The main purpose behind the Permanent Portfolio is that you “set it and forget it” as Ron Popeil would say. So it must be safe if it runs on autopilot, right? I’m not going to pretend like I can answer that for you, though there are legions of loyal followers of the plan that can do that for me.

The idea is that if one of your asset classes is having a rough spell, one or more of the others will be doing well enough to cancel it out and keep you on track. The Permanent Portfolio, as J.D. Roth says, is about defensive investing. If you use it, you shouldn’t be daytrading or trying to chase the latest hot stock from Mad Money.

This strategy would work best for people who have a lower risk tolerance, and aren’t investing for quick gains. A Permanent Portfolio acolyte is more interested in weathering storms, guarding what they have, and being satisfied with measured and stable gains.

It’s hard to say if the results are stable, but the mutual fund by the same name had some solid gains during the recession when others were foundering. Since this article talks about DIY investing, it is hard to know how it truly performs. We have to take the word of the practitioners.

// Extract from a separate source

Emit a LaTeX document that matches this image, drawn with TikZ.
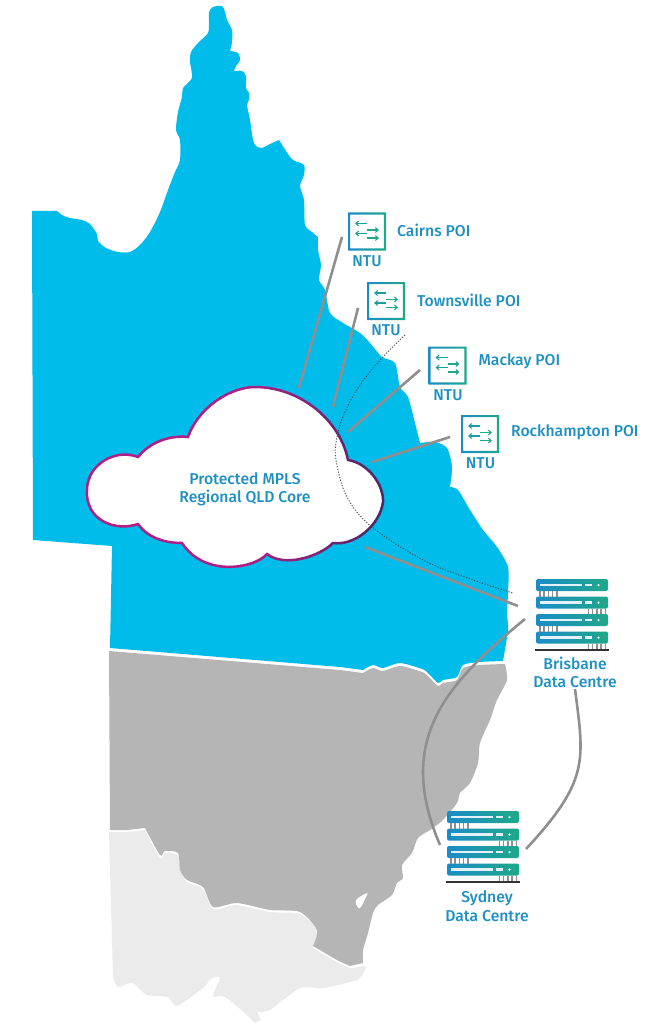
\documentclass[tikz,border=0pt]{standalone}
\usepackage{fontspec}
\setmainfont{Fira Sans}[BoldFont={Fira Sans Medium}]
\usetikzlibrary{arrows.meta}
\definecolor{qld}{HTML}{00BCEB}
\definecolor{nsw}{HTML}{B5B5B5}
\definecolor{vic}{HTML}{EBEBEB}
\definecolor{linkgray}{HTML}{8F8F8F}
\definecolor{txt}{HTML}{1E90C4}
\definecolor{cloudL}{HTML}{B01F85}
\definecolor{cloudR}{HTML}{3B2A5E}
\definecolor{gradL}{HTML}{1B8CC6}
\definecolor{gradM}{HTML}{1E9DA6}
\definecolor{gradR}{HTML}{1FA889}
\tikzset{
  lbl/.style={text=txt,font=\fontsize{15.7}{18.5}\selectfont\bfseries,inner sep=0pt},
  link/.style={draw=linkgray,line width=2.6pt},
  dots/.style={draw=black!70,line width=0.9pt,dash pattern=on 1.2pt off 1.6pt},
  iconarrow/.style={draw=#1,line width=1.1pt,-{Straight Barb[length=2.8pt,width=4.8pt]}},
}
\newcommand{\ntubox}[3]{% name, x, y (top-left)
  \node[minimum size=38pt,inner sep=0pt] (#1) at (#2+19,#3+19) {};
  \shade[left color=gradL,right color=gradR,even odd rule]
    (#2,#3) rectangle (#2+38,#3+38) (#2+2.2,#3+2.2) rectangle (#2+35.8,#3+35.8);
  \draw[iconarrow=gradR!60!gradL] (#2+19,#3+11) -- (#2+7,#3+11);
  \draw[iconarrow=gradR] (#2+19,#3+17.5) -- (#2+31,#3+17.5);
  \draw[iconarrow=gradR!60!gradL] (#2+19,#3+21) -- (#2+7,#3+21);
  \draw[iconarrow=gradR] (#2+19,#3+25.5) -- (#2+31,#3+25.5);
}
\newcommand{\rack}[3]{% name, x, y (top-left)
  \node[minimum width=72pt,minimum height=71pt,inner sep=0pt] (#1) at (#2+36,#3+35.5) {};
  \foreach \r in {0,17.5,35,52.5}{
    \shade[left color=gradL,middle color=gradM,right color=gradR,rounded corners=2pt] (#2,#3+\r) rectangle (#2+72,#3+\r+12);
    \fill[white!88!gradL] (#2+3.5,#3+\r+4.9) rectangle (#2+46,#3+\r+7.3);
    \fill[white!88!gradL] (#2+48.5,#3+\r+4.9) rectangle (#2+56,#3+\r+7.3);
    \fill[white] (#2+62.5,#3+\r+6.1) circle (1.2pt);
  }
  \foreach \r in {12,47}{\foreach \k in {4,8.2,12.4,16.6,20.8}{
    \draw[linkgray,line width=1.5pt] (#2+\k,#3+\r) -- (#2+\k,#3+\r+5.5);}}
  \foreach \r in {29.5,64.5}{\foreach \k in {52.5,56.7,60.9,65.1,69.3}{
    \draw[linkgray,line width=1.5pt] (#2+\k,#3+\r) -- (#2+\k,#3+\r+5.5);}}
  \draw[black!80,line width=2pt] (#2-1,#3+71) -- (#2+73,#3+71);
}
\begin{document}
\begin{tikzpicture}[x=1pt,y=-1pt]
\useasboundingbox (0,0) rectangle (648,1024);
% Victoria
\fill[vic] (109,832) -- (127,832) -- (145,830)
 -- plot[smooth,tension=.45] coordinates {(145,830) (160,858) (165,853) (178,855) (180,870) (187,882) (203,889) (213,909) (237,905) (270,912) (300,914) (317,930) (313,948)}
 -- plot[smooth,tension=.45] coordinates {(313,948) (337,962) (350,968) (365,966) (365,970) (357,980) (323,988) (300,988) (270,1010) (257,1012)}
 -- (261,1020) -- (255,1023) -- (247,1015)
 -- plot[smooth,tension=.45] coordinates {(247,1015) (225,997) (213,996) (220,978) (212,978) (203,988) (177,1006) (168,997) (147,995) (132,983) (118,987) (113,977)}
 -- cycle;
% NSW
\fill[nsw] (109,651) -- (340,670) -- (363,673)
 -- plot[smooth,tension=.45] coordinates {(363,673) (373,668) (383,671) (400,666) (422,672) (428,676) (438,686) (443,683) (457,680) (463,668) (480,665) (505,664)}
 -- plot[smooth,tension=.45] coordinates {(505,664) (507,680) (497,700) (490,720) (480,743) (478,763) (470,783) (460,793) (457,803) (443,820) (430,830) (418,838) (412,853) (402,865) (403,878) (397,883) (392,895) (378,905) (373,913) (368,933) (363,950) (363,963)}
 -- (350,966)
 -- plot[smooth,tension=.45] coordinates {(350,966) (337,960) (313,946)}
 -- plot[smooth,tension=.45] coordinates {(313,946) (317,930) (300,912) (270,910) (237,903) (213,907) (203,887) (187,880) (180,870) (178,853) (165,851) (160,855) (145,828)}
 -- (127,830) -- (110,830) -- cycle;
\fill[white] plot[smooth cycle,tension=.6] coordinates {(357,899) (367,893) (366,897) (360,908) (356,904)};
% Queensland
\fill[qld] (32,211) -- (57,211)
 -- plot[smooth,tension=.45] coordinates {(57,211) (62,215) (70,218) (82,220) (90,224) (97,234) (98,241) (106,248) (118,252) (130,252) (140,245) (150,232) (160,212) (168,190) (175,172) (180,160) (180,140) (176,130) (178,112) (182,97) (183,88) (192,78) (190,62) (191,52) (198,43) (208,33) (209,22) (209,12) (213,7) (222,6) (225,12) (227,20) (232,30) (232,42) (230,51)}
 -- plot[smooth,tension=.45] coordinates {(230,51) (238,53) (240,60) (236,66) (234,71)}
 -- plot[smooth,tension=.45] coordinates {(234,71) (242,71) (246,76) (246,88) (249,93) (249,100) (247,105) (250,120) (253,140) (256,146) (262,148) (270,144) (279,140)}
 -- plot[smooth,tension=.45] coordinates {(279,140) (290,157) (295,161) (304,165) (304,175) (300,186) (304,200) (305,225) (312,232) (318,237)}
 -- plot[smooth,tension=.45] coordinates {(318,237) (318,250) (321,265) (319,280) (325,290) (330,313) (343,323) (360,333) (370,343) (382,357) (395,363) (400,387) (408,397) (415,423) (420,443)}
 -- plot[smooth,tension=.45] coordinates {(420,443) (435,442) (447,448) (452,467) (450,487)}
 -- plot[smooth,tension=.45] coordinates {(450,487) (458,490) (470,510) (483,530) (497,547) (508,567) (508,593) (507,613) (508,630) (503,661)}
 -- plot[smooth,tension=.45] coordinates {(503,661) (480,662) (463,665) (457,677) (443,680) (438,683) (428,673) (422,669) (400,663) (383,668) (373,665) (363,670)}
 -- (340,667) -- (110,648) -- (112,546) -- (33,540) -- cycle;
% connector ends
\coordinate (cairnsA) at (342,237); \coordinate (cairnsB) at (299,388);
\coordinate (townA) at (358,308); \coordinate (townB) at (333,407);
\coordinate (mackA) at (420,370); \coordinate (mackB) at (348,432);
\coordinate (rockA) at (450,437); \coordinate (rockB) at (372,462);
\coordinate (brisA) at (518,606); \coordinate (brisB) at (365,547);
\coordinate (curveA) at (525,619); \coordinate (curveB) at (440,845);
\coordinate (rightA) at (575,689); \coordinate (rightB) at (526,849);
\coordinate (dotA) at (405,335); \coordinate (dotB) at (513,593);
\draw[link] (cairnsA) -- (cairnsB);
\draw[link] (townA) -- (townB);
\draw[link] (mackA) -- (mackB);
\draw[link] (rockA) -- (rockB);
\draw[link] (brisA) -- (brisB);
\draw[link] (curveA) .. controls (445,685) and (395,740) .. (curveB);
\draw[link] (rightA) .. controls (584,760) and (590,780) .. (rightB);
% cloud
\def\cloudpath{(188,437) .. controls (198,408) and (230,387) .. (255,387) .. controls (300,387) and (340,420) .. (348,460)
 .. controls (368,463) and (384,485) .. (383,502) .. controls (380,525) and (355,546) .. (333,543)
 .. controls (320,556) and (285,568) .. (267,554) .. controls (255,568) and (205,578) .. (182,543)
 .. controls (165,543) and (148,538) .. (138,524) .. controls (115,532) and (85,520) .. (87,490)
 .. controls (87,465) and (115,448) .. (138,457) .. controls (150,442) and (170,435) .. (188,437) -- cycle}
\fill[white] \cloudpath;
\foreach \i in {0,...,31}{
  \pgfmathsetmacro{\mixv}{min(100,max(0,(\i*10-160)/1.6))}
  \begin{scope}
    \clip (80+\i*10,370) rectangle (90.6+\i*10,590);
    \draw[draw=cloudR!\mixv!cloudL,line width=2.5pt] \cloudpath;
  \end{scope}
}
\draw[dots] plot[smooth,tension=.6] coordinates {(dotA) (382,358) (360,385) (345,412) (337,437) (336,460) (347,497) (372,527) (423,560) (473,580) (dotB)};
\node[lbl,align=center] (core) at (245,489.5) {Protected MPLS\\Regional QLD Core};
% NTU
\ntubox{cairnsbox}{348}{212.5}
\ntubox{townbox}{367}{282}
\ntubox{mackbox}{428.5}{346.5}
\ntubox{rockbox}{461}{415}
\node[lbl] (ntuA) at (367,261) {NTU};
\node[lbl] (ntuB) at (386,330) {NTU};
\node[lbl] (ntuC) at (448,395) {NTU};
\node[lbl] (ntuD) at (480.5,463) {NTU};
\node[lbl,anchor=west] (poiA) at (397,230) {Cairns POI};
\node[lbl,anchor=west] (poiB) at (417,300) {Townsville POI};
\node[lbl,anchor=west] (poiC) at (478.5,361) {Mackay POI};
\node[lbl,anchor=west] (poiD) at (511,432) {Rockhampton POI};
% data centres
\rack{brisrack}{536}{579}
\rack{sydrack}{447}{811}
\node[lbl,align=center] (brislabel) at (575,672.5) {Brisbane\\Data Centre};
\node[lbl,align=center] (sydlabel) at (487,906) {Sydney\\Data Centre};
\end{tikzpicture}
\end{document}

Also, its stability is what pushed many investors away in the 1990s, and into the arms of the dotcom bubble. Those who stuck with Browne's idea came out alright.

Is the Permanent Portfolio Simple?

On its face it seems so easy that a beginning investor could jump right in. Putting 25% in cash and gold bullion coins is very easy to do. I would recommend just keeping them both in your home until they get to be so much that a bank is needed. The stock allocation can be accomplished with an index fund that follows the S&P 500. The Treasury Bonds are also easy enough to buy.

So there you go. No research needed once you determine the best fund and where you are going to get your gold bullion from (I personally prefer silver because it’s cheaper and can be a divisible form of currency if the economy were to collapse).

Browne advocates rebalancing your portfolio once per year. That’s a maintenance plan even I can adhere to!

Is the Permanent Portfolio Right for Me?

Only you can answer this question for yourself. I plan to order Browne’s short book Fail Safe Investing to give this a deeper look, but on its face, the Permanent Portfolio is very appealing.

It looks easy to understand, easy to implement, and is designed to keep you from meddling with your investments.

Most of the people who lose money do so because they allow emotion to cloud their investing. I feel I would do the same. At least with this strategy I can manipulate myself into engaging in safe and rational investing that makes sense.

Have any of you looked into the Permanent Portfolio for your own investing? What are your thoughts?